If these early stories resist garden-variety realism, the ones in Michaels's second book, I Would Have Saved Them If I Could (1975), go further in the direction of the postmodern: list-stories, parables, fragments, pastiches. The title story, for instance, is a brilliant collage of reflections on the author's immigrant family, Lord Byron, Karl Marx, Borges and the concentration camps. Right in the middle is a section titled "Black Bread, Butter, Onion," a sort of urban pastoral prose poem that conveys Michaels's talent for capturing the everyday while measuring the guilt-ridden distance his character has come from the Old World sufferings and sacrifices of his relatives:

The black bread should be Pechter's, but the firm went out of business, so substitute bialys from the bakery on Grand Street, between Essex and Clinton, on the right heading toward the river, not Soho. With your thumb, gouge and tear bialys open along the circumference. Butter bialys. Insert onion slices. Do this about 3:00 a.m., at the glass-topped table in my parents' dining room, after a heavy date in Greenwich Village. My parents should be asleep in their bedroom, twenty feet away. Since my father is dead, imagine him. He snores. He cries out against murderous assailants. I could never catch his exact words. Think what scares you most, then eat, eat. The New York Times, purchased minutes ago at the kiosk in Sheridan Square, is fresh; it lies beside the plate of bialys. As you eat, you read. Light a cigarette. Coffee, in the gray pot, waits on the stove. Don't let it boil. Occasional street noises--sirens, cats--should penetrate the Venetian blinds and thick, deeply pleated drapes of the living-room windows. The tender, powdery surface of the bialys is dented by your fingertips, which bear odors of sex; also butter, onion, dough, tobacco, newsprint, and coffee. The whole city is in your nose, but go outside and eat the last bialy while strolling on Cherry Street. The neighborhood is Mafia-controlled; completely safe. You will be seen from tenement windows and recognized. Smoke another cigarette. Take your time. Your father cries out in his sleep, but he was born in Europe. For a native American kid, there is nothing to worry about. Even if you eat half a dozen bialys, with an onion and coffee, you will sleep like a baby.

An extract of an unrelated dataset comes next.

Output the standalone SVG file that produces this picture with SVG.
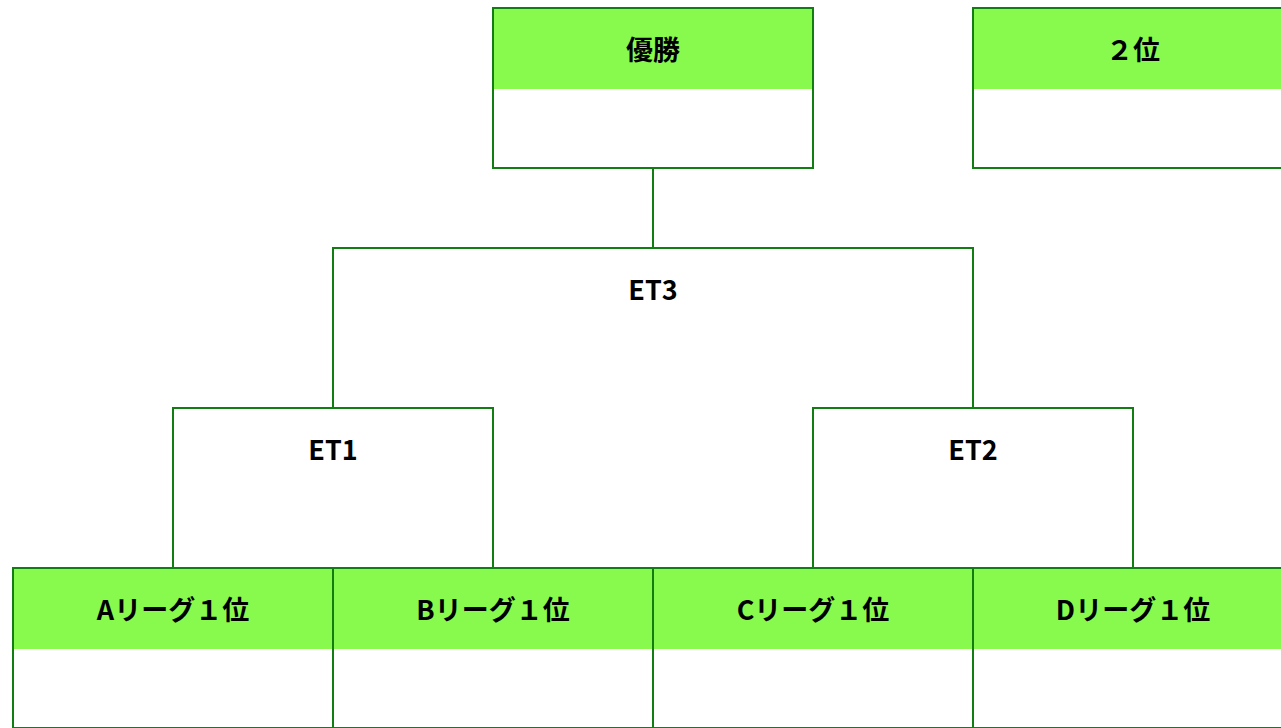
<svg xmlns="http://www.w3.org/2000/svg" width="1281" height="728" viewBox="0 0 1281 728">
<style>
.box{fill:#ffffff;stroke:#127d12;stroke-width:2}
.hd{fill:#88fa4e;stroke:none}
.ln{fill:none;stroke:#127d12;stroke-width:2}
text{font-family:"Noto Sans CJK JP","Noto Sans",sans-serif;font-weight:bold;font-size:27px;fill:#000;text-anchor:middle}
</style>
<rect x="0" y="0" width="1281" height="728" fill="#ffffff"/>
<g id="connectors">
<path class="ln" d="M653 168V248"/>
<path class="ln" d="M333 408V248H973V408"/>
<path class="ln" d="M173 568V408H493V568"/>
<path class="ln" d="M813 568V408H1133V568"/>
</g>
<g id="et3"><text x="653" y="300">ET3</text></g>
<g id="et1"><text x="333" y="460">ET1</text></g>
<g id="et2"><text x="973" y="460">ET2</text></g>
<g id="winner">
<rect class="box" x="493" y="8" width="320" height="160"/>
<rect class="hd" x="494" y="9" width="318" height="80"/>
<text x="653" y="60">優勝</text>
</g>
<g id="second">
<rect class="box" x="973" y="8" width="320" height="160"/>
<rect class="hd" x="974" y="9" width="318" height="80"/>
<text x="1133" y="60">２位</text>
</g>
<g id="a1">
<rect class="box" x="13" y="568" width="320" height="160"/>
<rect class="hd" x="14" y="569" width="318" height="80"/>
<text x="173" y="620">Aリーグ１位</text>
</g>
<g id="b1">
<rect class="box" x="333" y="568" width="320" height="160"/>
<rect class="hd" x="334" y="569" width="318" height="80"/>
<text x="493" y="620">Bリーグ１位</text>
</g>
<g id="c1">
<rect class="box" x="653" y="568" width="320" height="160"/>
<rect class="hd" x="654" y="569" width="318" height="80"/>
<text x="813" y="620">Cリーグ１位</text>
</g>
<g id="d1">
<rect class="box" x="973" y="568" width="320" height="160"/>
<rect class="hd" x="974" y="569" width="318" height="80"/>
<text x="1133" y="620">Dリーグ１位</text>
</g>
</svg>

In subsequent collections, such as Shuffle (1990) and A Girl With a Monkey (2000), Michaels would continue to juggle the roles of good son and bad boy. His superb list-story, "In the Fifties," records: "I knew card sharks and con men. I liked marginal types because they seemed original and aristocratic, living for an ideal or obliged to live it. Ordinary types seemed fundamentally unserious. These distinctions belong to a romantic fop." Meanwhile, "I was a teaching assistant in two English departments. I graded thousands of freshman themes.... I wrote edifying comments in the margins. Later I began to scribble 'Awkward' beside everything, even spelling errors."